Now there were devout Jews from every nation under
heaven staying in Jerusalem. At the sound, they gathered in a large crowd, but were confused because each heard them speaking in his own language. They were astounded, and in amazement asked,
“Are not all these people who are speaking Galileans?
Then how do each of us hear them in our native language?
We are Parthians, Medes, and Elamites, inhabitants of
Mesopotamia, Judea and Cappadocia, Pontus and Asia, Phrygia
and Pamphylia, Egypt and the districts of Libya near Cyrene,
as well as travelers from Rome, both Jews and converts to Judaism, Cretans and Arabs, yet we hear them speaking in our own tongues
of the mighty acts of God.”
What is the language of the Holy Spirit? From our first reading, it would seem that the Spirit is poly-lingual, fluent in all languages without any preference for a dominant language, or for a language of power, or for a language of commerce, or even for a language of technology. Rather, the Spirit's intention is absolute communicability, that is, the sharing of Truth, guidance and mission with those with ears to hear, no matter what language they happen to speak. For the Spirit, there is no hierarchy based on linguistic ability or multilingualism; nor is having a high IQ or college education a prerequisite for being anointed. All that is necessary is a receptive heart.
Acts 2:1-11 represents the fulfilment of Jesus' promise regarding the coming of the Holy Spirit. The men and women gathered in the upper room are no longer cowering in fear as they were immediately after Jesus' crucifixion; rather, having obeyed his instructions to remain in Jerusalem, they wait in expectation, preparing themselves both as individuals and as a community. They not only choose Matthias to be Judas' successor, but they pray "with one accord," invoking the Spirit. Their willingness and cooperation with God's plan bring down the power of God; baptized in the fire of God's love, they now proclaim "the mighty acts of God" with such passion and eloquence that some think they are inebriated.

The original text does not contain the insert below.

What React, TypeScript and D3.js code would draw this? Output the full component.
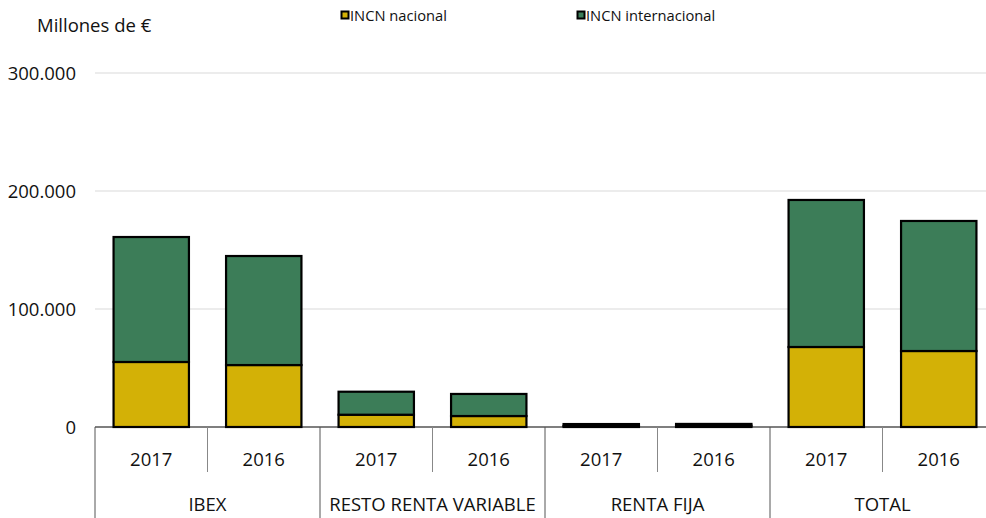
import { useRef, useEffect } from "react";
import * as d3 from "d3";

// data (millones de €)
const groups = ["IBEX", "RESTO RENTA VARIABLE", "RENTA FIJA", "TOTAL"];
const years = ["2017", "2016"];
const nacional = [55.1, 52.5, 10.4, 9.3, 0.9, 1.1, 67.8, 64.4].map((v) => v * 1000);
const internacional = [105.9, 92.4, 19.5, 18.7, 1.6, 1.5, 124.6, 110.2].map((v) => v * 1000);
const yTicks = [0, 100000, 200000, 300000];
const seriesNames = ["INCN nacional", "INCN internacional"];
const colors = ["#D3B106", "#3C7D58"];

const App = () => {
  const svgRef = useRef<SVGSVGElement | null>(null);

  useEffect(() => {
    document.body.style.margin = "0";
    const w = 986;
    const h = 518;
    const left = 95;
    const right = 995;
    const top = 73;
    const bottom = 427;
    const font = "'Open Sans', 'Noto Sans', sans-serif";
    const fs = 18.5;

    const svg = d3
      .select(svgRef.current)
      .attr("width", w)
      .attr("height", h)
      .style("display", "block")
      .style("background", "#ffffff");
    svg.selectAll("*").remove();

    const keys = groups.flatMap((g) => years.map((y) => g + "|" + y));
    const x = d3.scaleBand().domain(keys).range([left, right]).paddingInner(0).paddingOuter(0);
    const yScale = d3.scaleLinear().domain([0, 300000]).range([bottom, top]);
    const fmt = (d: number) => (d === 0 ? "0" : d3.format(",")(d).replace(/,/g, "."));

    // gridlines
    svg
      .append("g")
      .selectAll("line")
      .data(yTicks.filter((d) => d > 0))
      .join("line")
      .attr("x1", left)
      .attr("x2", w)
      .attr("y1", (d) => yScale(d))
      .attr("y2", (d) => yScale(d))
      .attr("stroke", "#d9d9d9")
      .attr("stroke-width", 1.2);

    // y labels
    svg
      .append("g")
      .selectAll("text")
      .data(yTicks)
      .join("text")
      .attr("x", 76)
      .attr("y", (d) => yScale(d) + 6.5)
      .attr("text-anchor", "end")
      .attr("font-family", font)
      .attr("font-size", fs)
      .attr("fill", "#111")
      .text(fmt);

    // stacked bars
    const stackData = keys.map((k, i) => ({ key: k, nacional: nacional[i], internacional: internacional[i] }));
    const stack = d3.stack<any>().keys(["nacional", "internacional"])(stackData);
    const bw = x.bandwidth() * 0.67;
    stack.forEach((layer, li) => {
      svg
        .append("g")
        .selectAll("rect")
        .data(layer)
        .join("rect")
        .attr("x", (d: any) => (x(d.data.key) as number) + (x.bandwidth() - bw) / 2)
        .attr("y", (d) => yScale(d[1]))
        .attr("width", bw)
        .attr("height", (d) => yScale(d[0]) - yScale(d[1]))
        .attr("fill", colors[li])
        .attr("stroke", "#000")
        .attr("stroke-width", 2.2);
    });

    // axis line
    svg
      .append("line")
      .attr("x1", left)
      .attr("x2", w)
      .attr("y1", bottom)
      .attr("y2", bottom)
      .attr("stroke", "#000")
      .attr("stroke-width", 1.2);

    // separators below the axis
    keys.forEach((k, i) => {
      const xx = x(k) as number;
      const isGroup = i % years.length === 0;
      svg
        .append("line")
        .attr("x1", xx)
        .attr("x2", xx)
        .attr("y1", bottom)
        .attr("y2", isGroup ? h : 472)
        .attr("stroke", isGroup ? "#555" : "#888")
        .attr("stroke-width", 1);
    });

    // year labels
    svg
      .append("g")
      .selectAll("text")
      .data(keys)
      .join("text")
      .attr("x", (d) => (x(d) as number) + x.bandwidth() / 2)
      .attr("y", 466)
      .attr("text-anchor", "middle")
      .attr("font-family", font)
      .attr("font-size", fs)
      .attr("fill", "#111")
      .text((d) => d.split("|")[1]);

    // group labels
    svg
      .append("g")
      .selectAll("text")
      .data(groups)
      .join("text")
      .attr("x", (g) => (x(g + "|" + years[0]) as number) + x.bandwidth())
      .attr("y", 511)
      .attr("text-anchor", "middle")
      .attr("font-family", font)
      .attr("font-size", fs)
      .attr("fill", "#111")
      .text((g) => g);

    // unit title
    svg
      .append("text")
      .attr("x", 37)
      .attr("y", 32)
      .attr("font-family", font)
      .attr("font-size", fs)
      .attr("fill", "#111")
      .text("Millones de €");

    // legend
    const legendX = [341, 577];
    seriesNames.forEach((name, i) => {
      const g = svg.append("g").attr("transform", `translate(${legendX[i]},0)`);
      g.append("rect")
        .attr("x", 0.5)
        .attr("y", 11.5)
        .attr("width", 7)
        .attr("height", 7)
        .attr("fill", colors[i])
        .attr("stroke", "#000")
        .attr("stroke-width", 2);
      g.append("text")
        .attr("x", 9)
        .attr("y", 20.5)
        .attr("font-family", font)
        .attr("font-size", 14.7)
        .attr("fill", "#111")
        .text(name);
    });
  }, []);

  return <svg ref={svgRef}></svg>;
};

export default App;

When we are open to God's Spirit, God can act in us and through us without restraint. The more receptive we are, the more the Holy Spirit can empower us, bestowing unimaginable gifts on each of us that we can then use to build up the reign of God. Traditionally, Christians have identified the 7 gifts of the Holy Spirit as wisdom and understanding, counsel and fortitude, knowledge and piety; fear of the Lord; confirmandi also learn that the 12 "fruits of the Spirit" are charity, joy, peace, patience, benignity (kindness), goodness, longanimity (forbearance), mildness (gentleness), faith, modesty, continency (self-control), and chastity. However, God's gifts transcend lists and numbers. Humans --especially those of the bureaucratic variety-- love formulae and definitions, but while the "gifts and fruits" listed above reflect the presence of the Holy Spirit, they by no means convey the incredible power of the Spirit. In fact, looking at this list, I have the sense that these attributes are ones we might expect of "good children" who are to be seen but not heard. But the Spirit has a history of disturbing the status quo, of upending expectations, of bringing down crumbling institutions, of toppling unjust individuals and structures, and of demanding an evolutionary mindset that moves creation towards its fulfillment. The gifts of the Spirit are inexhaustible but when power rains down on us, we know it is for the common good, not just for our own private enjoyment. Filled with the Spirit, we become priests and prophets, activists and advocates, artists and liberators, preachers and listeners, inventors and healers, teachers and leaders -- witnesses to the Risen Christ, wherever he may lead us!